The Homer City Council recently adopted an American with Disabilities Act Transition Plan to make Homer more accessible. Legally, the city should have implemented a plan years ago but because of lack of oversight, it’s just now accomplishing that goal.
Tess Dally is trying to hoist herself onto a wheelchair accessible trail near Bishops Beach. At least, it’s supposed to be accessible.
This section of the trail near the water doesn’t have a small ramp for wheelchair users to get onto the metal walkway that makes it accessible. It’s only about five inches off the ground, but that can make it extremely difficult for Dally to just get on the trail.
“It's very humiliating to do this, and I had to get out and sit on my bottom and then lift the chair, pull the chair up over the four or five inches, and now I'm on my knees wiping the dirt off my bottom and pulling myself up on the chair,” she said.
This is far from the only frustration Dally deals with around Homer, and she said these things add up.
“I mean how many times do I have to go through what you just saw before—I’m just not sure I’m going to go out today because it’s just too hard,” she said.
It’s why she joined Homer’s American with Disabilities Act Compliance Committee and helped craft a transition plan that’s aimed at making Homer more accessible. The plan evaluated about a dozen public spaces and identified a number of projects to bring those areas into compliance with the ADA. The plan, which was just recently adopted, also lays out a proposed timeline for those projects.
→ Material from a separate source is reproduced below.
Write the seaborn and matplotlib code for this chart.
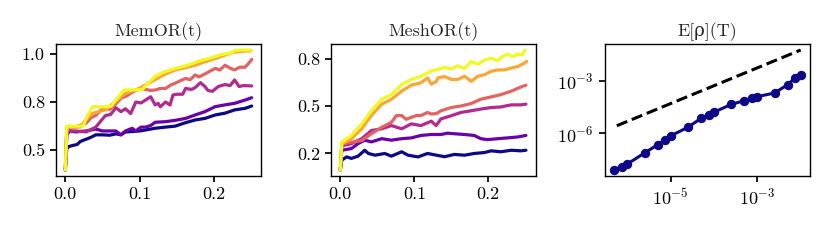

But executive director of Homer’s Independent Living Center Joyanna Geisler, who is also on the ADA committee, said the city was actually required to develop a transition plan decades ago.
“As of 1991, with the Americans with Disabilities Act, every state and local government should have a transition plan that looks at their facilities and their policies to ensure that there is equal access for people with disabilities,” she said.
But why did it take so long?
“So they have a responsibility to do that but there's no oversight to make sure that that is done,” she said. “So to bring it to light, in my experience anyway, there needs to be a complaint.”
Lucky for the city, it wasn’t a complaint that actually brought its transition plan about a few years ago. It was former Homer resident Rick Malley, who is visually impaired, that eventually asked the city to address the issue.
“We had support with the city council and it just moved from there,” he said. “It moved very quickly, actually. We had a several residents in town come forward to serve on this committee.”
Malley moved to the Boston area shortly after that, in part because he had trouble navigating Homer. Despite no longer being a resident, he said he’s impressed with the city’s commitment to becoming compliant decades after the ADA was passed.
“They just took it and ran with it,” he said. “And most towns don’t, they fight it.”
Smaller issues in the city’s transition plan are already being addressed, but just like the creation of the plan in the first place, larger projects will take time due to funding constraints and lack of other resources.
Back on at the trail, Dally said she’s happy with the progress, but she wishes change could come faster.
“Waiting a few years is a big frustration,” she said. “We've already waited 29 years.”